# Phase Detection Signal Design

A project log for CIJ Printer

An Open Source Continuous Inkjet Printer

Dominik Meffert 07/18/2023 at 08:200 Comments

I started my work on the phase detection feature by reading the manual of a Videojet Excel 170i which I bought for testing. I read that it uses a 420us long 10VDC pulse for charging 28 droplets, which later get analyzed for selecting the right phase. This printer is using a piezo frequency of 66kHz which has a period of around 15us. 420 divided by 15 equals 28 which explains the numbers. This printer can select between 4 phase settings. It uses the gutter instead of a dedicated probe for reading the charge of the droplets. Unfortunately, it was not described how the printer analyzes the signal, so this did not help me much.

At least I learned from it that phase detection is an important part of CIJ printing and that it is done by sending a signal to the charge electrode which later gets read from the droplets to get a feedback system.

The remaining question at this point was, what a phase actually is and how the signal could help find out the right phase.

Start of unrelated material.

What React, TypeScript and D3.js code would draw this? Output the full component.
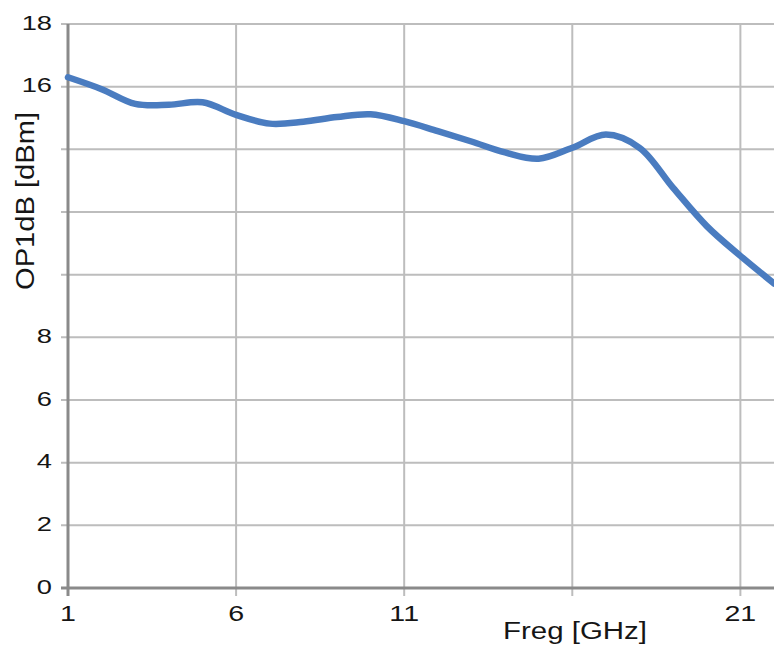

Fortunately, @Paulo Campos could help by telling me about an improved method that uses 16 instead of 4 possible phase settings and a phase detection sensor/probe instead of the gutter.

Thank you Paulo for helping me again :)

Now I had to implement Paulo's method into my DIY printer, which is no 1:1 copy of another printer, but my own design, so there was some work needed to get it going.

Phase Detection Signal Properties

The signal has to be a sequence of sixteen -12V pulses with each pulse starting with a different phase shift to the piezo's sine wave signal.

This is done to get 16 successive droplets each having a different phase shift setting. These droplets get analyzed by the printer to find out which droplet got the most charge from the -12V pulse for selecting the best phase shift setting, in short phase.

By doing so the printer can choose from Phase 1 with 0⁰ phase shift to Phase 16 with 337.5⁰ phase shift to get the best possible charging quality.

Piezo Signal

Starting with the sine wave that drives the piezo:

For my printer, I chose 50kHz for driving the piezo, because this frequency is compatible with the 40kHz piezo rings, that you can find in ultrasonic cleaners and because it has a period of 20us which makes calculations with it easier than using an odd number.

Before talking about the phase detection signal's waveform it's worth mentioning, that droplet formation happens over the whole sine wave period while on the other hand, the charging puls can be pretty short, but has to happen at exactly the right moment of the droplet formation process.

The phase detection feature finds the right moment by looking after the phase with the highest charge so that future charging pulses can be executed with this phase setting.

If parameters like ink pressure or viscosity change, the right moment for charging also changes which gets detected by the phase detection feature, which then selects another phase, that fits better to the new parameters.

Phase Detection Signal Waveform

Given that the piezo frequency is 50kHz with a period of 20us and the goal is to design a phase detection signal that completes a complete 360⁰ phase shift in 16 pulses I used a period of 21.25us for these pulses.

My assumption was:

20us / 16 = 1.25us

21.25us * 16 = 340us

20us * 17 = 340us

So, 16 pulse periods take as long as 17 sine wave periods which means that every pulse starts 1.25us later in the sine wave than the one before. The phase detection signal and the sine wave have to start at the same time and after 17 sine wave cycles / 16 pulse cycles, both waves are in sync again.

For the pulse, I just used a 50% duty cycle square wave, but I could just change the duty cycle if it turns out that another duty cycle would be better, just the period has to stay the same, so that 360⁰ phase shift takes 16 pulse cycles.

I added a 340us pause after the phase detection signal so that the period of the whole signal is 680us (340us signal, 340us pause) which equals a frequency of around 1.47kHz.